Communications & Commentary: Retirements & Staff Reorganization

Wes Prater reported that he had asked for the number of county employees who had retired at the end of 2011 – there were 117 retirements, he said. The board needs to take a close look at these positions, he said, to see which of them could be eliminated. The county needs some structural changes to its organization, Prater said. He suggested instituting a hiring freeze until the board could hold a working session on the issue. He noted that a new purchasing agent has recently been hired, and his concern is that the administration is actively trying to fill these vacant positions without reviewing whether the jobs are necessary.

Leah Gunn argued that it’s not the board’s purview to look at the organization job-by-job. The administration knows that structural changes are needed, Gunn said, and so the administration should bring a plan to the board. Commissioners don’t know which positions should be eliminated or kept.  The budget in 2014 and 2015 will be difficult, but Gunn said she relies on the staff’s expertise. The department heads did heroic work in cutting their budgets for 2012 and 2013, she noted. The staff is working hard, and commissioners should respect that, she concluded.

Deputy county administrator Kelly Belknap responded. [County administrator Verna McDaniel had traveled to New Orleans to attend the Jan. 2 Sugar Bowl, and was not present at the Jan. 4 meeting.] Belknap told commissioners that before any job is posted, the position goes through a review to determine if it should be filled or not. In some departments, six or seven people retired, she said. Some of those jobs need to be filled in order to continue providing services to residents, she said.

Prater took issue with Gunn’s opinion that the board doesn’t have purview over the positions. The board does have authority to eliminate or create jobs, he said. The administration makes recommendations, but it’s the board that decides. Prater noted that four years ago, the county employed about 1,360 people, and about the same number are employed today, he said. And every year, the county hires hundreds of temporary workers too, he said.

Prater said he’s concerned that the county needs to use its fund balance to balance the budget, and “once it’s gone, it’s gone for good.” The county needs to make structural changes, he said, or it will be in big trouble.

Rolland Sizemore Jr. circled back to the issue of the newly hired purchasing agent, saying that person should have come to the board to be introduced. Belknap indicated that she would make sure the new employee attended an upcoming meeting.
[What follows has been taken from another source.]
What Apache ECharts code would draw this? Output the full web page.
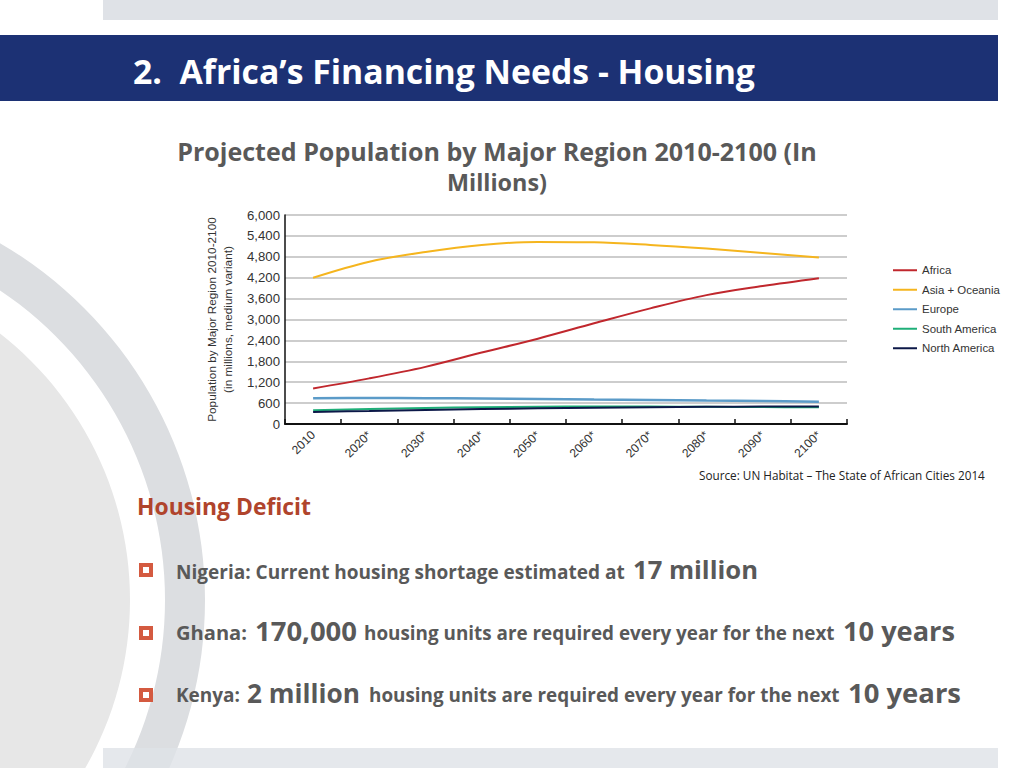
<!DOCTYPE html>
<html>
<head>
<meta charset="utf-8">
<script src="https://cdn.jsdelivr.net/npm/echarts@6/dist/echarts.min.js"></script>
<style>
html,body{margin:0;padding:0;background:#fff;}
#c{width:1024px;height:768px;}
</style>
</head>
<body>
<div id="c"></div>
<script>
// ---------------- data ----------------
const years = ['2010','2020*','2030*','2040*','2050*','2060*','2070*','2080*','2090*','2100*'];
const seriesNames = ['Africa','Asia + Oceania','Europe','South America','North America'];
const africa        = [1022, 1310, 1640, 2050, 2450, 2890, 3320, 3700, 3960, 4185];
const asiaOceania   = [4200, 4660, 4940, 5140, 5225, 5215, 5140, 5035, 4910, 4780];
const europe        = [740, 745, 740, 730, 715, 700, 690, 675, 660, 640];
const southAmerica  = [395, 430, 460, 480, 495, 500, 500, 495, 487, 478];
const northAmerica  = [345, 375, 405, 430, 450, 468, 482, 493, 500, 505];
const seriesColors  = ['#c0272d', '#f5b51e', '#5b9bc8', '#1faf78', '#0c1848'];

const slideTitle = '2.  Africa\u2019s Financing Needs - Housing';
const chartTitle1 = 'Projected Population by Major Region 2010-2100 (In';
const chartTitle2 = 'Millions)';
const yAxisName1 = 'Population by Major Region 2010-2100';
const yAxisName2 = '(in millions, medium variant)';
const sourceText = 'Source: UN Habitat \u2013 The State of African Cities 2014';
const deficitHeading = 'Housing Deficit';

// ---------------- helpers ----------------
const SLIDE = '"Open Sans", "DejaVu Sans", sans-serif';
const NARROW = '"Liberation Sans Narrow", "Arial Narrow", "Liberation Sans", Arial, sans-serif';
const mctx = document.createElement('canvas').getContext('2d');

function fit(text, weight, family, width) {
  mctx.font = weight + ' 100px ' + family;
  return 100 * width / mctx.measureText(text).width;
}
function txt(text, x0, x1, baseline, weight, fill, family, align) {
  const size = fit(text, weight, family || SLIDE, x1 - x0);
  const center = align === 'center';
  return {
    type: 'text', z: 5,
    x: center ? (x0 + x1) / 2 : x0,
    y: baseline - 0.357 * size,
    style: {
      text: text, fill: fill,
      font: weight + ' ' + size.toFixed(2) + 'px ' + (family || SLIDE),
      textAlign: center ? 'center' : 'left',
      textVerticalAlign: 'middle', verticalAlign: 'middle'
    }
  };
}
function bullet(cy) {
  return { type: 'rect', z: 5, shape: { x: 141, y: cy - 5, width: 10, height: 10 },
           style: { fill: '#fff', stroke: '#d45a40', lineWidth: 4 } };
}

// chart font sizes sized from the reference's text widths (slightly enlarged: reference uses a condensed face)
const nameSize = fit(yAxisName1, 'normal', NARROW, 205);
const legendSize = fit('Asia + Oceania', 'normal', NARROW, 78);
const yLabelSize = fit('6,000', 'normal', NARROW, 33);
const xLabelSize = fit('2010', 'normal', NARROW, 27);

const GREY = '#595959';
const graphics = [
  { type: 'circle', z: 0, shape: { cx: -208, cy: 600, r: 338 }, style: { fill: '#e7e7e7' } },
  { type: 'ring', z: 0, shape: { cx: -208, cy: 600, r: 413, r0: 373 }, style: { fill: '#dcdee1' } },
  { type: 'rect', z: 1, shape: { x: 103, y: 0, width: 895, height: 20 }, style: { fill: '#dfe2e7' } },
  { type: 'rect', z: 1, shape: { x: 103, y: 748, width: 895, height: 20 }, style: { fill: '#dfe2e7', opacity: 0.8 } },
  { type: 'rect', z: 1, shape: { x: 0, y: 35, width: 998, height: 66 }, style: { fill: '#1c3174' } },
  txt(slideTitle, 133, 755, 83, 'bold', '#ffffff'),
  txt(chartTitle1, 177, 817, 160, 'bold', GREY, SLIDE, 'center'),
  txt(chartTitle2, 447, 547, 190, 'bold', GREY, SLIDE, 'center'),
  txt(sourceText, 699, 985, 479, 'normal', '#222222'),
  txt(deficitHeading, 137, 311, 515, 'bold', '#b0442c'),
  bullet(570), bullet(633), bullet(695),
  txt('Nigeria: Current housing shortage estimated at', 176, 625, 578.5, 'bold', GREY),
  txt('17 million', 633, 758, 578.5, 'bold', GREY),
  txt('Ghana:', 176, 247, 640, 'bold', GREY),
  txt('170,000', 255, 357, 640, 'bold', GREY),
  txt('housing units are required every year for the next', 364, 835, 640, 'bold', GREY),
  txt('10 years', 843, 955, 640, 'bold', GREY),
  txt('Kenya:', 176, 240, 702, 'bold', GREY),
  txt('2 million', 247, 360, 702, 'bold', GREY),
  txt('housing units are required every year for the next', 369, 840, 702, 'bold', GREY),
  txt('10 years', 848, 961, 702, 'bold', GREY)
];

const dataSets = [africa, asiaOceania, europe, southAmerica, northAmerica];
const series = seriesNames.map((name, i) => ({
  name: name, type: 'line', data: dataSets[i], smooth: 0.35,
  symbol: 'none', color: seriesColors[i],
  lineStyle: { width: i === 2 ? 2.5 : 2, color: seriesColors[i] },
  z: i === 4 ? 4 : 3
}));

const chart = echarts.init(document.getElementById('c'), null, { renderer: 'svg', width: 1024, height: 768 });
chart.setOption({
  animation: false,
  backgroundColor: '#ffffff',
  graphic: graphics,
  grid: { left: 285, right: 177, top: 215, bottom: 344, containLabel: false },
  legend: {
    orient: 'vertical', left: 893, top: 263, padding: 0,
    icon: 'rect', itemWidth: 24, itemHeight: 2, itemGap: 5,
    textStyle: { fontFamily: NARROW, fontSize: legendSize, color: '#333', lineHeight: 14.5 },
    data: seriesNames
  },
  xAxis: {
    type: 'category', data: years, boundaryGap: true,
    axisLine: { lineStyle: { color: '#111', width: 2 } },
    axisTick: { show: true, inside: true, length: 5, lineStyle: { color: '#111', width: 1.5 } },
    axisLabel: { rotate: 45, margin: 9, fontFamily: NARROW, fontSize: xLabelSize, color: '#333' },
    splitLine: { show: false }
  },
  yAxis: {
    type: 'value', min: 0, max: 6000, interval: 600,
    name: yAxisName1 + '\n' + yAxisName2, nameLocation: 'middle', nameGap: 48, nameRotate: 90,
    nameTextStyle: { fontFamily: NARROW, fontSize: nameSize, color: '#333', lineHeight: 16 },
    axisLine: { show: true, lineStyle: { color: '#111', width: 1.5 } },
    axisTick: { show: false },
    axisLabel: { margin: 5, fontFamily: NARROW, fontSize: yLabelSize, color: '#333',
                 formatter: v => v.toLocaleString('en-US') },
    splitLine: { lineStyle: { color: '#bdbdbd', width: 1.5 } }
  },
  series: series
});
</script>
</body>
</html>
Present: Barbara Bergman, Felicia Brabec, Leah Gunn, Ronnie Peterson, Alicia Ping, Wes Prater, Yousef Rabhi, Rolland Sizemore Jr., Conan Smith, Dan Smith, Rob Turner.

Next regular board meeting: Wednesday, Jan. 18, 2012 at 6:30 p.m. at the county administration building, 220 N. Main St. in Ann Arbor. The ways & means committee meets first, followed immediately by the regular board meeting. [confirm date] (Though the agenda states that the regular board meeting begins at 6:45 p.m., it usually starts much later – times vary depending on what’s on the agenda.) Public commentary is held at the beginning of each meeting, and no advance sign-up is required.